Recorded information >>
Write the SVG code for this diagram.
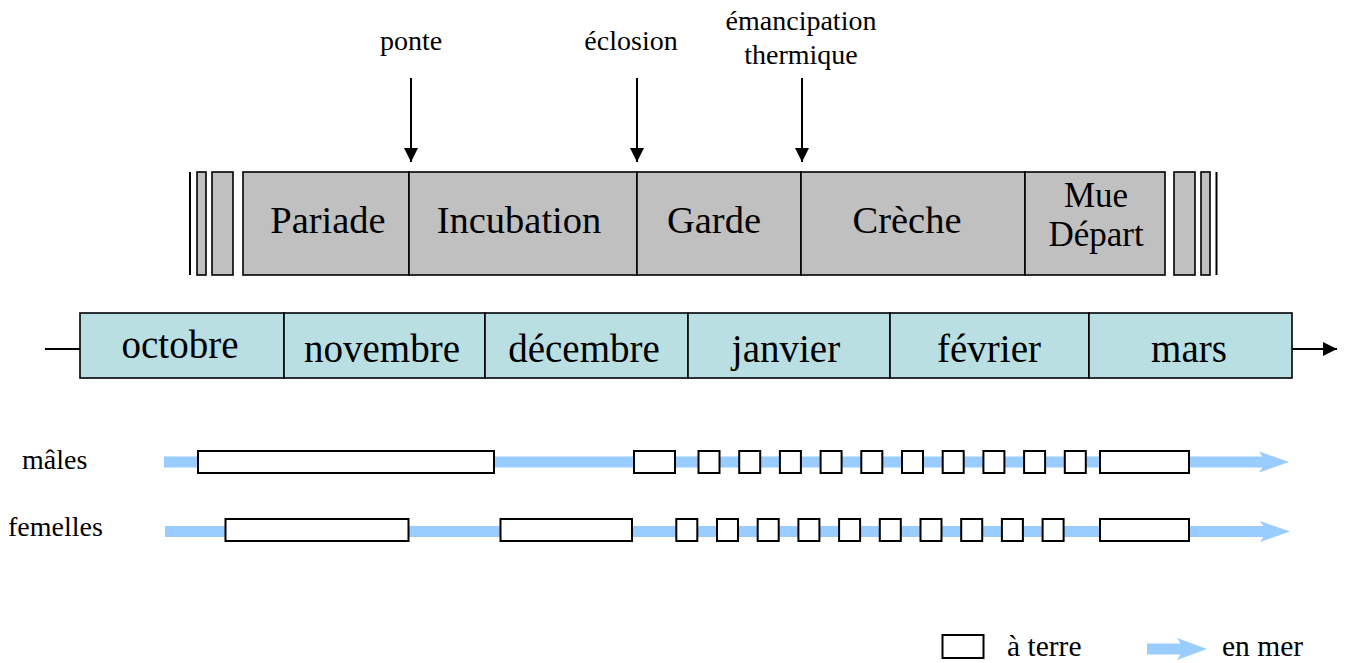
<svg xmlns="http://www.w3.org/2000/svg" width="1347" height="663" viewBox="0 0 1347 663">
  <defs>
    <style>
      text { font-family: "Liberation Serif", "Times New Roman", serif; fill: #000; }
      .phase { fill: #c0c0c0; stroke: #000; stroke-width: 1.6; }
      .month { fill: #b9dfe2; stroke: #000; stroke-width: 1.6; }
      .land { fill: #fff; stroke: #000; stroke-width: 2; }
      .sea { stroke: #99ccff; stroke-width: 11; fill: none; }
      .seahead { fill: #99ccff; }
      .lbl-top { font-size: 28px; text-anchor: middle; }
      .lbl-phase { font-size: 38.5px; text-anchor: middle; }
      .lbl-phase2 { font-size: 35px; text-anchor: middle; }
      .lbl-month { font-size: 39px; text-anchor: middle; }
      .lbl-row { font-size: 28px; }
      .lbl-legend { font-size: 29.5px; }
      .pin { stroke: #000; stroke-width: 2; }
    </style>
    <marker id="tri" viewBox="0 0 10 10" refX="10" refY="5" markerWidth="14" markerHeight="14" markerUnits="userSpaceOnUse" orient="auto">
      <path d="M0,0 L10,5 L0,10 Z" fill="#000"/>
    </marker>
  </defs>

  <!-- event markers above the phase bar -->
  <g id="events">
    <text class="lbl-top" x="411" y="50">ponte</text>
    <text class="lbl-top" x="631" y="50">éclosion</text>
    <text class="lbl-top" x="801" y="30">émancipation</text>
    <text class="lbl-top" x="801" y="64">thermique</text>
  </g>

  <!-- phase bar -->
  <g id="phases">
    <line class="pin" x1="190" y1="172" x2="190" y2="275"/>
    <rect class="phase" x="197" y="172" width="9" height="103"/>
    <rect class="phase" x="212" y="172" width="21" height="103"/>
    <rect class="phase" x="1174" y="172" width="21" height="103"/>
    <rect class="phase" x="1201" y="172" width="9" height="103"/>
    <line class="pin" x1="1216.5" y1="172" x2="1216.5" y2="275"/>
    <g id="pariade">
      <rect class="phase" x="243" y="172" width="166" height="103"/>
      <text class="lbl-phase" x="328" y="233">Pariade</text>
    </g>
    <g id="incubation">
      <rect class="phase" x="409" y="172" width="228" height="103"/>
      <text class="lbl-phase" x="519" y="233">Incubation</text>
    </g>
    <g id="garde">
      <rect class="phase" x="637" y="172" width="164" height="103"/>
      <text class="lbl-phase" x="714" y="233">Garde</text>
    </g>
    <g id="creche">
      <rect class="phase" x="801" y="172" width="224" height="103"/>
      <text class="lbl-phase" x="907" y="233">Crèche</text>
    </g>
    <g id="mue-depart">
      <rect class="phase" x="1025" y="172" width="140" height="103"/>
      <text class="lbl-phase2" x="1096" y="207">Mue</text>
      <text class="lbl-phase2" x="1096" y="246">Départ</text>
    </g>
  </g>

  <!-- month timeline -->
  <g id="months">
    <g id="octobre">
      <rect class="month" x="80" y="313" width="204" height="65"/>
      <text class="lbl-month" x="180" y="358">octobre</text>
    </g>
    <g id="novembre">
      <rect class="month" x="284" y="313" width="201" height="65"/>
      <text class="lbl-month" x="382" y="362">novembre</text>
    </g>
    <g id="decembre">
      <rect class="month" x="485" y="313" width="203" height="65"/>
      <text class="lbl-month" x="584" y="362">décembre</text>
    </g>
    <g id="janvier">
      <rect class="month" x="688" y="313" width="202" height="65"/>
      <text class="lbl-month" x="786" y="362">janvier</text>
    </g>
    <g id="fevrier">
      <rect class="month" x="890" y="313" width="199" height="65"/>
      <text class="lbl-month" x="989" y="362">février</text>
    </g>
    <g id="mars">
      <rect class="month" x="1089" y="313" width="203" height="65"/>
      <text class="lbl-month" x="1189" y="362">mars</text>
    </g>
  </g>

  <!-- connectors: event arrows and time axis -->
  <g id="connectors">
    <line class="pin" x1="411" y1="78" x2="411" y2="162" marker-end="url(#tri)"/>
    <line class="pin" x1="637" y1="78" x2="637" y2="162" marker-end="url(#tri)"/>
    <line class="pin" x1="802" y1="78" x2="802" y2="162" marker-end="url(#tri)"/>
    <line class="pin" x1="45" y1="349" x2="80" y2="349"/>
    <line class="pin" x1="1292" y1="349" x2="1337" y2="349" marker-end="url(#tri)"/>
  </g>

  <!-- males: time at sea (band) and on land (boxes) -->
  <g id="males">
    <text class="lbl-row" x="22" y="469">mâles</text>
    <line class="sea" x1="164" y1="462" x2="1266" y2="462"/>
    <polygon class="seahead" points="1259,451.5 1289,462 1259,472.5 1266,462"/>
    <rect class="land" x="198" y="451" width="296" height="22"/>
    <rect class="land" x="634" y="451" width="41" height="22"/>
    <rect class="land" x="698.5" y="451" width="21" height="22"/>
    <rect class="land" x="739.2" y="451" width="21" height="22"/>
    <rect class="land" x="779.9" y="451" width="21" height="22"/>
    <rect class="land" x="820.6" y="451" width="21" height="22"/>
    <rect class="land" x="861.3" y="451" width="21" height="22"/>
    <rect class="land" x="902" y="451" width="21" height="22"/>
    <rect class="land" x="942.7" y="451" width="21" height="22"/>
    <rect class="land" x="983.4" y="451" width="21" height="22"/>
    <rect class="land" x="1024.1" y="451" width="21" height="22"/>
    <rect class="land" x="1064.8" y="451" width="21" height="22"/>
    <rect class="land" x="1100" y="451" width="89" height="22"/>
  </g>

  <!-- females -->
  <g id="femelles">
    <text class="lbl-row" x="8" y="536">femelles</text>
    <line class="sea" x1="165" y1="531.5" x2="1267" y2="531.5"/>
    <polygon class="seahead" points="1260,521 1290,531.5 1260,542 1267,531.5"/>
    <rect class="land" x="225.5" y="519" width="183" height="22"/>
    <rect class="land" x="500.5" y="519" width="131.5" height="22"/>
    <rect class="land" x="676.3" y="519" width="21" height="22"/>
    <rect class="land" x="717" y="519" width="21" height="22"/>
    <rect class="land" x="757.7" y="519" width="21" height="22"/>
    <rect class="land" x="798.4" y="519" width="21" height="22"/>
    <rect class="land" x="839.1" y="519" width="21" height="22"/>
    <rect class="land" x="879.8" y="519" width="21" height="22"/>
    <rect class="land" x="920.5" y="519" width="21" height="22"/>
    <rect class="land" x="961.2" y="519" width="21" height="22"/>
    <rect class="land" x="1001.9" y="519" width="21" height="22"/>
    <rect class="land" x="1042.6" y="519" width="21" height="22"/>
    <rect class="land" x="1100" y="519" width="89" height="22"/>
  </g>

  <!-- legend -->
  <g id="legend">
    <rect class="land" x="942.5" y="635" width="41" height="23"/>
    <text class="lbl-legend" x="1007" y="656">à terre</text>
    <line class="sea" x1="1147" y1="649" x2="1185" y2="649"/>
    <polygon class="seahead" points="1177,638 1207,649 1177,660 1184,649"/>
    <text class="lbl-legend" x="1222" y="656">en mer</text>
  </g>
</svg>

Your instructions >>
Omitting all images, print the listing exactly.

Task result >>
Write the SVG code for this diagram.
<svg xmlns="http://www.w3.org/2000/svg" width="1347" height="663" viewBox="0 0 1347 663">
  <defs>
    <style>
      text { font-family: "Liberation Serif", "Times New Roman", serif; fill: #000; }
      .phase { fill: #c0c0c0; stroke: #000; stroke-width: 1.6; }
      .month { fill: #b9dfe2; stroke: #000; stroke-width: 1.6; }
      .land { fill: #fff; stroke: #000; stroke-width: 2; }
      .sea { stroke: #99ccff; stroke-width: 11; fill: none; }
      .seahead { fill: #99ccff; }
      .lbl-top { font-size: 28px; text-anchor: middle; }
      .lbl-phase { font-size: 38.5px; text-anchor: middle; }
      .lbl-phase2 { font-size: 35px; text-anchor: middle; }
      .lbl-month { font-size: 39px; text-anchor: middle; }
      .lbl-row { font-size: 28px; }
      .lbl-legend { font-size: 29.5px; }
      .pin { stroke: #000; stroke-width: 2; }
    </style>
    <marker id="tri" viewBox="0 0 10 10" refX="10" refY="5" markerWidth="14" markerHeight="14" markerUnits="userSpaceOnUse" orient="auto">
      <path d="M0,0 L10,5 L0,10 Z" fill="#000"/>
    </marker>
  </defs>

  <!-- event markers above the phase bar -->
  <g id="events">
    <text class="lbl-top" x="411" y="50">ponte</text>
    <text class="lbl-top" x="631" y="50">éclosion</text>
    <text class="lbl-top" x="801" y="30">émancipation</text>
    <text class="lbl-top" x="801" y="64">thermique</text>
  </g>

  <!-- phase bar -->
  <g id="phases">
    <line class="pin" x1="190" y1="172" x2="190" y2="275"/>
    <rect class="phase" x="197" y="172" width="9" height="103"/>
    <rect class="phase" x="212" y="172" width="21" height="103"/>
    <rect class="phase" x="1174" y="172" width="21" height="103"/>
    <rect class="phase" x="1201" y="172" width="9" height="103"/>
    <line class="pin" x1="1216.5" y1="172" x2="1216.5" y2="275"/>
    <g id="pariade">
      <rect class="phase" x="243" y="172" width="166" height="103"/>
      <text class="lbl-phase" x="328" y="233">Pariade</text>
    </g>
    <g id="incubation">
      <rect class="phase" x="409" y="172" width="228" height="103"/>
      <text class="lbl-phase" x="519" y="233">Incubation</text>
    </g>
    <g id="garde">
      <rect class="phase" x="637" y="172" width="164" height="103"/>
      <text class="lbl-phase" x="714" y="233">Garde</text>
    </g>
    <g id="creche">
      <rect class="phase" x="801" y="172" width="224" height="103"/>
      <text class="lbl-phase" x="907" y="233">Crèche</text>
    </g>
    <g id="mue-depart">
      <rect class="phase" x="1025" y="172" width="140" height="103"/>
      <text class="lbl-phase2" x="1096" y="207">Mue</text>
      <text class="lbl-phase2" x="1096" y="246">Départ</text>
    </g>
  </g>

  <!-- month timeline -->
  <g id="months">
    <g id="octobre">
      <rect class="month" x="80" y="313" width="204" height="65"/>
      <text class="lbl-month" x="180" y="358">octobre</text>
    </g>
    <g id="novembre">
      <rect class="month" x="284" y="313" width="201" height="65"/>
      <text class="lbl-month" x="382" y="362">novembre</text>
    </g>
    <g id="decembre">
      <rect class="month" x="485" y="313" width="203" height="65"/>
      <text class="lbl-month" x="584" y="362">décembre</text>
    </g>
    <g id="janvier">
      <rect class="month" x="688" y="313" width="202" height="65"/>
      <text class="lbl-month" x="786" y="362">janvier</text>
    </g>
    <g id="fevrier">
      <rect class="month" x="890" y="313" width="199" height="65"/>
      <text class="lbl-month" x="989" y="362">février</text>
    </g>
    <g id="mars">
      <rect class="month" x="1089" y="313" width="203" height="65"/>
      <text class="lbl-month" x="1189" y="362">mars</text>
    </g>
  </g>

  <!-- connectors: event arrows and time axis -->
  <g id="connectors">
    <line class="pin" x1="411" y1="78" x2="411" y2="162" marker-end="url(#tri)"/>
    <line class="pin" x1="637" y1="78" x2="637" y2="162" marker-end="url(#tri)"/>
    <line class="pin" x1="802" y1="78" x2="802" y2="162" marker-end="url(#tri)"/>
    <line class="pin" x1="45" y1="349" x2="80" y2="349"/>
    <line class="pin" x1="1292" y1="349" x2="1337" y2="349" marker-end="url(#tri)"/>
  </g>

  <!-- males: time at sea (band) and on land (boxes) -->
  <g id="males">
    <text class="lbl-row" x="22" y="469">mâles</text>
    <line class="sea" x1="164" y1="462" x2="1266" y2="462"/>
    <polygon class="seahead" points="1259,451.5 1289,462 1259,472.5 1266,462"/>
    <rect class="land" x="198" y="451" width="296" height="22"/>
    <rect class="land" x="634" y="451" width="41" height="22"/>
    <rect class="land" x="698.5" y="451" width="21" height="22"/>
    <rect class="land" x="739.2" y="451" width="21" height="22"/>
    <rect class="land" x="779.9" y="451" width="21" height="22"/>
    <rect class="land" x="820.6" y="451" width="21" height="22"/>
    <rect class="land" x="861.3" y="451" width="21" height="22"/>
    <rect class="land" x="902" y="451" width="21" height="22"/>
    <rect class="land" x="942.7" y="451" width="21" height="22"/>
    <rect class="land" x="983.4" y="451" width="21" height="22"/>
    <rect class="land" x="1024.1" y="451" width="21" height="22"/>
    <rect class="land" x="1064.8" y="451" width="21" height="22"/>
    <rect class="land" x="1100" y="451" width="89" height="22"/>
  </g>

  <!-- females -->
  <g id="femelles">
    <text class="lbl-row" x="8" y="536">femelles</text>
    <line class="sea" x1="165" y1="531.5" x2="1267" y2="531.5"/>
    <polygon class="seahead" points="1260,521 1290,531.5 1260,542 1267,531.5"/>
    <rect class="land" x="225.5" y="519" width="183" height="22"/>
    <rect class="land" x="500.5" y="519" width="131.5" height="22"/>
    <rect class="land" x="676.3" y="519" width="21" height="22"/>
    <rect class="land" x="717" y="519" width="21" height="22"/>
    <rect class="land" x="757.7" y="519" width="21" height="22"/>
    <rect class="land" x="798.4" y="519" width="21" height="22"/>
    <rect class="land" x="839.1" y="519" width="21" height="22"/>
    <rect class="land" x="879.8" y="519" width="21" height="22"/>
    <rect class="land" x="920.5" y="519" width="21" height="22"/>
    <rect class="land" x="961.2" y="519" width="21" height="22"/>
    <rect class="land" x="1001.9" y="519" width="21" height="22"/>
    <rect class="land" x="1042.6" y="519" width="21" height="22"/>
    <rect class="land" x="1100" y="519" width="89" height="22"/>
  </g>

  <!-- legend -->
  <g id="legend">
    <rect class="land" x="942.5" y="635" width="41" height="23"/>
    <text class="lbl-legend" x="1007" y="656">à terre</text>
    <line class="sea" x1="1147" y1="649" x2="1185" y2="649"/>
    <polygon class="seahead" points="1177,638 1207,649 1177,660 1184,649"/>
    <text class="lbl-legend" x="1222" y="656">en mer</text>
  </g>
</svg>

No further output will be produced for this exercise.